– А в больнице все оказалось иначе?
– Больница, – начал Троллингер, при этом его крупный рот снова тронула горькая улыбка, – не может позволить себе рисковать – это вопрос престижа. Кроме того, врачи обязаны применять на практике полученные знания, иначе они теряют квалификацию. Но, как я уже говорил, в больнице господин Мартинели очень быстро сдал… Он заполнил нужные бумаги, отрегулировал все вопросы с душеприказчиком, снабдил его наличными, а затем, словно цель его была достигнута, расслабился, совершенно расслабился. Фактически, потерял сознание и больше уже не приходил в себя. Эта болезнь непредсказуема. Единственное, что можно предсказать точно, – смерть.
– Господину Мартинели повезло, что он нашел такого гуманного врача. Неужели это произошло случайно, доктор?
– Совершенно случайно. Когда господин Мартинели потерял сознание, его слуга кинулся в аптеку за нашатырным спиртом и по дороге заметил мою вывеску. Вот, собственно, и все. Я и господин Мартинели поладили После он и слышать не хотел о другом враче. Шмид – его слуга – показался мне отличной сиделкой: он выполнял все мои распоряжения до последней буквы.
– Шмид был слугой?
– Не совсем. Просто какой-то деревенский парень, с которым господин Мартинели встретился во время поездки в Шпиц. Понимаете, Шмид – эдакий образец деревенской добродетели, – пояснил Троллингер. – Он настолько понравился господину Мартинели, что тот пользовался его услугами в Шпице, привез сюда, а перед больницей отправил обратно в Шпиц, чтобы тот расплатился по счетам и закрыл дом. Ну, поскольку господин Мартинели лишь в определенной степени доверялся мне… – Троллингер трубно хохотнул, чем-то напомнив фагот. – Не сомневаюсь. Все так и есть. Мартинели уверял меня, что прекрасно разбирается в людях. И, я думаю, это его дело.
– А как вам самому показался этот образчик добродетели, доктор? – Граф свободно откинулся на жесткую спинку кресла в позе человека, получающего удовольствие от разговора. Он вытащил портсигар. Троллингер взял со стола пачку сигарет, и Граф протянул ему зажженную спичку.

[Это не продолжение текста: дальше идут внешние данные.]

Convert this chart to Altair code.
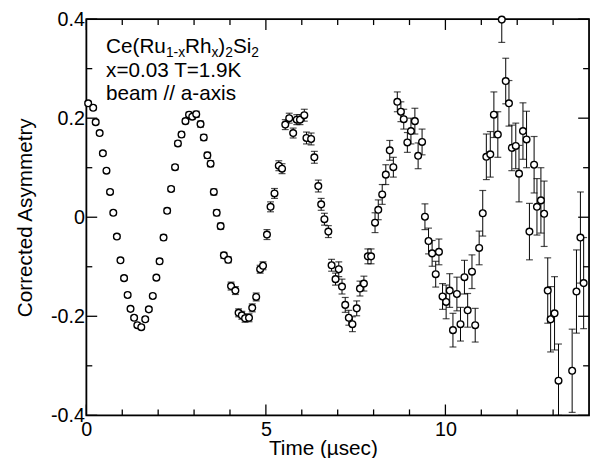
import altair as alt
import pandas as pd

# Time (µs)
time_us = [
    0.05, 0.19, 0.26, 0.37, 0.46, 0.56, 0.66, 0.75, 0.85, 0.95,
    1.05, 1.15, 1.23, 1.33, 1.42, 1.53, 1.64, 1.74, 1.85, 1.95,
    2.04, 2.15, 2.25, 2.36, 2.47, 2.55, 2.65, 2.76, 2.86, 2.95,
    3.06, 3.18, 3.27, 3.37, 3.46, 3.55, 3.63, 3.74, 3.83, 3.95,
    4.03, 4.15, 4.24, 4.33, 4.42, 4.53, 4.62, 4.73, 4.84, 4.92,
    5.03, 5.13, 5.24, 5.36, 5.45, 5.54, 5.65, 5.76, 5.86, 5.95,
    6.07, 6.13, 6.26, 6.35, 6.46, 6.54, 6.63, 6.74, 6.83, 6.94,
    7.03, 7.12, 7.21, 7.31, 7.41, 7.53, 7.62, 7.73, 7.84, 7.93,
    8.04, 8.13, 8.24, 8.34, 8.45, 8.55, 8.66, 8.76, 8.84, 8.94,
    9.04, 9.15, 9.24, 9.35, 9.43, 9.53, 9.63, 9.73, 9.82, 9.92,
    10.02, 10.12, 10.21, 10.32, 10.42, 10.53, 10.62, 10.74, 10.83, 10.94,
    11.04, 11.14, 11.25, 11.35, 11.46, 11.57, 11.68, 11.77, 11.85, 11.96,
    12.05, 12.16, 12.26, 12.34, 12.47, 12.55, 12.66, 12.75, 12.85, 12.93,
    13.04, 13.15, 13.53, 13.65, 13.76, 13.85,
]

# Corrected asymmetry
asym = [
    0.230, 0.221, 0.192, 0.170, 0.129, 0.094, 0.051, 0.009, -0.039, -0.087,
    -0.123, -0.157, -0.185, -0.203, -0.218, -0.222, -0.206, -0.186, -0.159, -0.122,
    -0.089, -0.041, 0.013, 0.057, 0.101, 0.149, 0.167, 0.194, 0.207, 0.203,
    0.208, 0.188, 0.161, 0.125, 0.108, 0.051, 0.009, -0.018, -0.077, -0.086,
    -0.139, -0.148, -0.193, -0.198, -0.204, -0.203, -0.183, -0.161, -0.105, -0.098,
    -0.035, 0.021, 0.048, 0.104, 0.098, 0.187, 0.200, 0.170, 0.197, 0.197,
    0.206, 0.160, 0.158, 0.121, 0.063, 0.026, -0.004, -0.029, -0.097, -0.125,
    -0.105, -0.140, -0.177, -0.203, -0.216, -0.184, -0.144, -0.134, -0.079, -0.079,
    -0.011, 0.015, 0.046, 0.086, 0.135, 0.101, 0.233, 0.213, 0.198, 0.151,
    0.174, 0.194, 0.124, 0.152, 0.001, -0.048, -0.073, -0.115, -0.070, -0.160,
    -0.171, -0.148, -0.228, -0.155, -0.216, -0.121, -0.188, -0.110, -0.218, -0.062,
    0.008, 0.122, 0.127, 0.207, 0.167, 0.399, 0.275, 0.230, 0.140, 0.144,
    0.088, 0.174, 0.157, -0.029, 0.106, 0.021, 0.034, 0.007, -0.148, -0.206,
    -0.194, -0.330, -0.310, -0.150, -0.041, -0.133,
]

# Error bar half-lengths
err = [
    0.004, 0.004, 0.004, 0.004, 0.004, 0.004, 0.004, 0.004, 0.004, 0.004,
    0.004, 0.004, 0.004, 0.004, 0.004, 0.004, 0.004, 0.004, 0.004, 0.004,
    0.005, 0.005, 0.005, 0.005, 0.005, 0.005, 0.005, 0.005, 0.005, 0.005,
    0.006, 0.006, 0.006, 0.006, 0.006, 0.006, 0.006, 0.006, 0.006, 0.006,
    0.008, 0.008, 0.008, 0.008, 0.008, 0.008, 0.008, 0.008, 0.008, 0.008,
    0.010, 0.010, 0.010, 0.010, 0.010, 0.010, 0.010, 0.010, 0.010, 0.010,
    0.012, 0.012, 0.012, 0.012, 0.012, 0.012, 0.012, 0.012, 0.012, 0.012,
    0.015, 0.015, 0.015, 0.015, 0.015, 0.015, 0.015, 0.015, 0.015, 0.015,
    0.020, 0.020, 0.020, 0.020, 0.020, 0.020, 0.020, 0.020, 0.020, 0.020,
    0.026, 0.026, 0.026, 0.026, 0.026, 0.026, 0.026, 0.026, 0.026, 0.026,
    0.034, 0.034, 0.034, 0.034, 0.034, 0.034, 0.034, 0.034, 0.034, 0.034,
    0.046, 0.046, 0.046, 0.046, 0.046, 0.046, 0.046, 0.046, 0.046, 0.046,
    0.057, 0.057, 0.057, 0.057, 0.057, 0.057, 0.066, 0.066, 0.066, 0.066,
    0.074, 0.074, 0.084, 0.084, 0.092, 0.092,
]

y_major = [-0.4, -0.2, 0.0, 0.2, 0.4]
y_minor = [-0.3, -0.1, 0.1, 0.3]
x_major = [0, 5, 10]
x_minor = [1, 2, 3, 4, 6, 7, 8, 9, 11, 12, 13]

FONT = "Liberation Sans"
W, H = 510, 402

df = pd.DataFrame({"t": time_us, "a": asym, "e": err})
df["lo"] = df["a"] - df["e"]
df["hi"] = df["a"] + df["e"]

xs = alt.Scale(domain=[0, 14], nice=False, zero=False)
ys = alt.Scale(domain=[-0.4, 0.4], nice=False, zero=False, clamp=True)

xaxis = alt.Axis(values=x_major, ticks=False, domain=False, grid=False,
                 labelFontSize=20, labelPadding=4, labelFlush=False,
                 labelOverlap=False, labelFont=FONT, labelColor="black",
                 format="d", title="Time (µsec)", titleFont=FONT,
                 titleFontSize=21, titleFontWeight="normal", titleColor="black",
                 titleX=240, titleY=40, titleBaseline="alphabetic")
yaxis = alt.Axis(values=y_major, ticks=False, domain=False, grid=False,
                 labelFontSize=20, labelPadding=2, labelOverlap=False,
                 labelFont=FONT, labelColor="black",
                 labelExpr="datum.value == 0 ? '0' : (datum.value < 0 ? '-' + format(-datum.value, '.1f') : format(datum.value, '.1f'))",
                 title="Corrected Asymmetry", titleFont=FONT, titleFontSize=21,
                 titleFontWeight="normal", titleColor="black",
                 titleX=-62, titleY=201, titleBaseline="middle", titleAngle=270)

base = alt.Chart(df)
X = alt.X("t:Q", scale=xs, axis=xaxis)

bars = base.mark_rule(color="black", strokeWidth=1).encode(
    x=X, y=alt.Y("lo:Q", scale=ys, axis=yaxis), y2="hi:Q")
cap_lo = base.mark_tick(color="black", orient="horizontal", size=7, thickness=1.2).encode(
    x=X, y=alt.Y("lo:Q", scale=ys, axis=yaxis))
cap_hi = base.mark_tick(color="black", orient="horizontal", size=7, thickness=1.2).encode(
    x=X, y=alt.Y("hi:Q", scale=ys, axis=yaxis))
pts = base.mark_point(shape="circle", size=46, filled=False, fill="white",
                      fillOpacity=1, stroke="black", strokeWidth=1.4, opacity=1).encode(
    x=X, y=alt.Y("a:Q", scale=ys, axis=yaxis))

ymaj = pd.DataFrame({"v": y_major})
ymin = pd.DataFrame({"v": y_minor})
xmaj = pd.DataFrame({"v": x_major})
xmin = pd.DataFrame({"v": x_minor})
YV = alt.Y("v:Q", scale=ys, axis=yaxis)
XV = alt.X("v:Q", scale=xs, axis=xaxis)
tick_style = dict(color="black", strokeWidth=1.3)

one = pd.DataFrame({"k": [0]})

frame = alt.Chart(one).mark_rect(fill="transparent", stroke="black", strokeWidth=1.8).encode(
    x=alt.value(0), x2=alt.value(W), y=alt.value(0), y2=alt.value(H))

ticks = [
    alt.Chart(ymaj).mark_rule(**tick_style).encode(y=YV, x=alt.value(0), x2=alt.value(11)),
    alt.Chart(ymin).mark_rule(**tick_style).encode(y=YV, x=alt.value(0), x2=alt.value(6)),
    alt.Chart(ymaj).mark_rule(**tick_style).encode(y=YV, x=alt.value(W), x2=alt.value(W - 11)),
    alt.Chart(ymin).mark_rule(**tick_style).encode(y=YV, x=alt.value(W), x2=alt.value(W - 6)),
    alt.Chart(xmaj).mark_rule(**tick_style).encode(x=XV, y=alt.value(H), y2=alt.value(H - 11)),
    alt.Chart(xmin).mark_rule(**tick_style).encode(x=XV, y=alt.value(H), y2=alt.value(H - 6)),
    alt.Chart(xmaj).mark_rule(**tick_style).encode(x=XV, y=alt.value(0), y2=alt.value(11)),
    alt.Chart(xmin).mark_rule(**tick_style).encode(x=XV, y=alt.value(0), y2=alt.value(6)),
]


def txt(s, x, y, size):
    return alt.Chart(one).mark_text(text=s, align="left", baseline="alphabetic",
                                    font=FONT, fontSize=size, color="black").encode(
        x=alt.value(x), y=alt.value(y))

big, small = 21, 14
x0, b1, b2, b3 = 20, 34, 59, 82
sub = 4
labels = [
    txt("Ce(Ru", x0, b1, big),
    txt("1-x", x0 + 60.7, b1 + sub, small),
    txt("Rh", x0 + 80.1, b1, big),
    txt("x", x0 + 106.9, b1 + sub, small),
    txt(")", x0 + 113.9, b1, big),
    txt("2", x0 + 120.9, b1 + sub, small),
    txt("Si", x0 + 128.7, b1, big),
    txt("2", x0 + 147.4, b1 + sub, small),
    txt("x=0.03 T=1.9K", x0, b2, big),
    txt("beam // a-axis", x0, b3, big),
]

chart = alt.layer(frame, *ticks, bars, cap_lo, cap_hi, pts, *labels).properties(
    width=W, height=H,
    autosize=alt.AutoSizeParams(type="none"),
    padding={"left": 79.5, "top": 8, "right": 2, "bottom": 40},
).configure_view(stroke="black", strokeWidth=1.6).configure(background="white")

chart.save("out.html", embed_options={"renderer": "svg", "actions": False})
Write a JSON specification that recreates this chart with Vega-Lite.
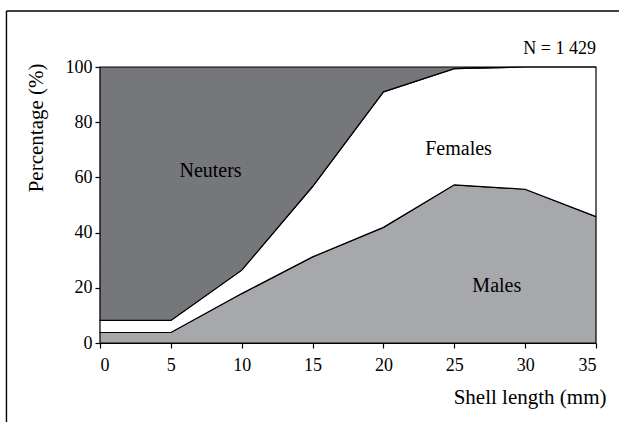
{
  "$schema": "https://vega.github.io/schema/vega-lite/v6.json",
  "autosize": "none",
  "width": 496,
  "height": 276,
  "padding": {"left": 100, "top": 67, "right": 23, "bottom": 79},
  "background": "white",
  "config": {
    "view": {"stroke": null},
    "font": "Liberation Serif, serif",
    "text": {"font": "Liberation Serif, serif"},
    "axis": {"grid": false, "domainColor": "black", "tickColor": "black", "labelColor": "black", "titleColor": "black", "labelFont": "Liberation Serif, serif", "titleFont": "Liberation Serif, serif", "titleFontWeight": "normal", "labelFontSize": 18, "titleFontSize": 21, "tickSize": 5, "domainWidth": 1.2, "tickWidth": 1.2}
  },
  "title": {"text": "N = 1 429", "anchor": "end", "frame": "group", "font": "Liberation Serif, serif", "fontSize": 18, "fontWeight": "normal", "color": "black", "offset": -48},
  "layer": [
    {
      "data": {"values": [
        {"length": 0, "sex": "Males", "rank": 1, "pct": 3.8},
        {"length": 5, "sex": "Males", "rank": 1, "pct": 3.8},
        {"length": 10, "sex": "Males", "rank": 1, "pct": 17.9},
        {"length": 15, "sex": "Males", "rank": 1, "pct": 31.2},
        {"length": 20, "sex": "Males", "rank": 1, "pct": 41.9},
        {"length": 25, "sex": "Males", "rank": 1, "pct": 57.3},
        {"length": 30, "sex": "Males", "rank": 1, "pct": 55.7},
        {"length": 35, "sex": "Males", "rank": 1, "pct": 45.8},
        {"length": 0, "sex": "Females", "rank": 2, "pct": 4.4},
        {"length": 5, "sex": "Females", "rank": 2, "pct": 4.4},
        {"length": 10, "sex": "Females", "rank": 2, "pct": 8.5},
        {"length": 15, "sex": "Females", "rank": 2, "pct": 25.5},
        {"length": 20, "sex": "Females", "rank": 2, "pct": 49.1},
        {"length": 25, "sex": "Females", "rank": 2, "pct": 42.1},
        {"length": 30, "sex": "Females", "rank": 2, "pct": 44.3},
        {"length": 35, "sex": "Females", "rank": 2, "pct": 54.2},
        {"length": 0, "sex": "Neuters", "rank": 3, "pct": 91.8},
        {"length": 5, "sex": "Neuters", "rank": 3, "pct": 91.8},
        {"length": 10, "sex": "Neuters", "rank": 3, "pct": 73.6},
        {"length": 15, "sex": "Neuters", "rank": 3, "pct": 43.3},
        {"length": 20, "sex": "Neuters", "rank": 3, "pct": 9.0},
        {"length": 25, "sex": "Neuters", "rank": 3, "pct": 0.6},
        {"length": 30, "sex": "Neuters", "rank": 3, "pct": 0},
        {"length": 35, "sex": "Neuters", "rank": 3, "pct": 0}
      ]},
      "mark": {"type": "area", "stroke": "black", "strokeWidth": 1.2, "strokeJoin": "miter"},
      "encoding": {
        "x": {"field": "length", "type": "quantitative", "scale": {"domain": [0, 35], "nice": false}, "axis": {"values": [0, 5, 10, 15, 20, 25, 30, 35], "title": "Shell length (mm)", "labelPadding": 8, "titleAnchor": "end", "titleAlign": "right", "titleX": 506, "titleY": 60, "titleBaseline": "alphabetic"}},
        "y": {"field": "pct", "type": "quantitative", "stack": "zero", "scale": {"domain": [0, 100], "nice": false}, "axis": {"values": [0, 20, 40, 60, 80, 100], "title": "Percentage (%)", "labelPadding": 3, "titleAngle": -90, "titleAlign": "right", "titleBaseline": "middle", "titleX": -64, "titleY": -4}},
        "color": {"field": "sex", "type": "nominal", "scale": {"domain": ["Males", "Females", "Neuters"], "range": ["#a7a8ac", "#ffffff", "#76777a"]}, "legend": null},
        "order": {"field": "rank", "type": "quantitative", "sort": "ascending"}
      }
    },
    {
      "data": {"values": [
        {"label": "Neuters", "lx": 7.8, "ly": 62.4},
        {"label": "Females", "lx": 25.3, "ly": 70.3},
        {"label": "Males", "lx": 28, "ly": 20.6}
      ]},
      "mark": {"type": "text", "font": "Liberation Serif, serif", "fontSize": 20, "color": "black", "align": "center", "baseline": "middle"},
      "encoding": {
        "x": {"field": "lx", "type": "quantitative"},
        "y": {"field": "ly", "type": "quantitative"},
        "text": {"field": "label"}
      }
    },
    {
      "data": {"values": [{"frame": "left"}]},
      "mark": {"type": "rule", "color": "black", "strokeWidth": 1.4, "clip": false},
      "encoding": {
        "x": {"datum": -6.6, "type": "quantitative"},
        "y": {"datum": 120.3, "type": "quantitative"},
        "y2": {"datum": -30}
      }
    },
    {
      "data": {"values": [{"frame": "top"}]},
      "mark": {"type": "rule", "color": "black", "strokeWidth": 1.4, "clip": false},
      "encoding": {
        "x": {"datum": -6.6, "type": "quantitative"},
        "x2": {"datum": 38},
        "y": {"datum": 120.3, "type": "quantitative"}
      }
    }
  ]
}
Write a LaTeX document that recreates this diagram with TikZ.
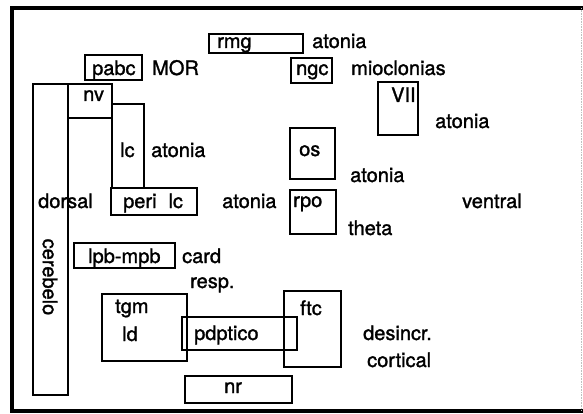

– Не берусь судить о людях подобного типа, – несколько раз затянувшись, после паузы ответил Троллингер. – Я просто не знаю их. Шмид казался мне спокойным, несколько суровым, неудачливым крестьянином или торговцем, который долго жил один. Очень независим, в современном, вульгарном смысле этого слова. Абсолютно раскован. И непостижимо предан Мартине-ли… Вероятно, сейчас он еще там, в Шпице – ждет известия о смерти Мартинели. Я не скрывал от него, что развязка не за горами, и не сомневаюсь, парень считает своим долгом дождаться похорон. Когда они состоятся, не знаю.